Hormuz uncertainty puts Saudi landbridge options back in focus, but challenges loom
Hormuz uncertainty puts Saudi landbridge options back in focus
As security risks around the Strait of Hormuz continue to disrupt shipping operations, logistics teams across the Gulf are increasingly assessing alternative corridors to keep cargo moving.
One scenario gaining renewed attention is the potential diversion of cargo within Saudi Arabia from the Eastern Province to western gateways. Under such a setup, export cargo originating from industrial clusters around Jubail and Dammam could be transported by truck across the kingdom and shipped out via Red Sea ports such as Jeddah Islamic Port, King Abdullah Port or Yanbu.
Developments in the energy sector suggest this type of east-west diversion is already being considered. Saudi Aramco has reportedly begun redirecting some crude shipments away from Gulf terminals toward Yanbu on the Red Sea, using the kingdom’s East-West pipeline to bypass the Strait of Hormuz amid rising security concerns.

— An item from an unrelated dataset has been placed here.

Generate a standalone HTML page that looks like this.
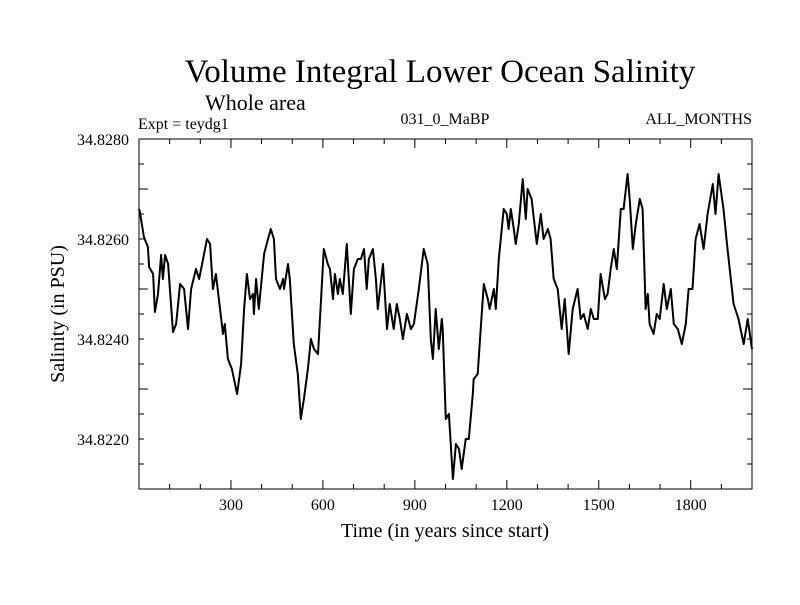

For containerized cargo and petrochemical exports, however, such a shift would rely primarily on road transport, effectively turning Saudi Arabia’s highway network into a temporary landbridge between the Gulf and the Red Sea.
Petrochemical geography adds to the challenge
Saudi Arabia’s polyolefin production is heavily concentrated on the Gulf side, meaning most exports typically rely on shipping routes passing through the Strait of Hormuz.
| Region | Share of PP/PE capacity | Typical export route |
| Jubail (Gulf) | ~70–75% | Strait of Hormuz |
| Yanbu (Red Sea) | ~15–20% | Suez / Bab el-Mandeb |
| Rabigh (Red Sea) | ~10% | Suez / Bab el-Mandeb |
Should export volumes begin moving along this corridor, several operational pressures could quickly emerge. Market participants warn about the following:
- A sudden surge in inland cargo flows could lead to shortages of available trucks, particularly for long-haul container transport.
- Rising demand could also push trucking rates higher. Traders reported inland freight has already doubled to $100/ton recently while it is prone to further price spikes in the days ahead. On top of this, shipping lines have already started applying surcharges of at least $100-150/ton for containerized shipping.
- Increased cargo volumes may create congestion risks at key Red Sea gateways, considering the huge export capacity of Saudi Arabia in PP, PE, MEG, ammonia and urea.
- Shipping companies will also adjust their vessel deployment in response, like Maersk already reporting that Jeddah and King Abdullah Port in Saudi Arabia remain operational and they continue to accept new bookings from these locations.
While no widespread shift has yet been confirmed for petrochemical cargoes, logistics providers say Saudi Arabia’s Red Sea gateways are increasingly being viewed as alternative exit points for regional trade if maritime disruptions in the Gulf persist.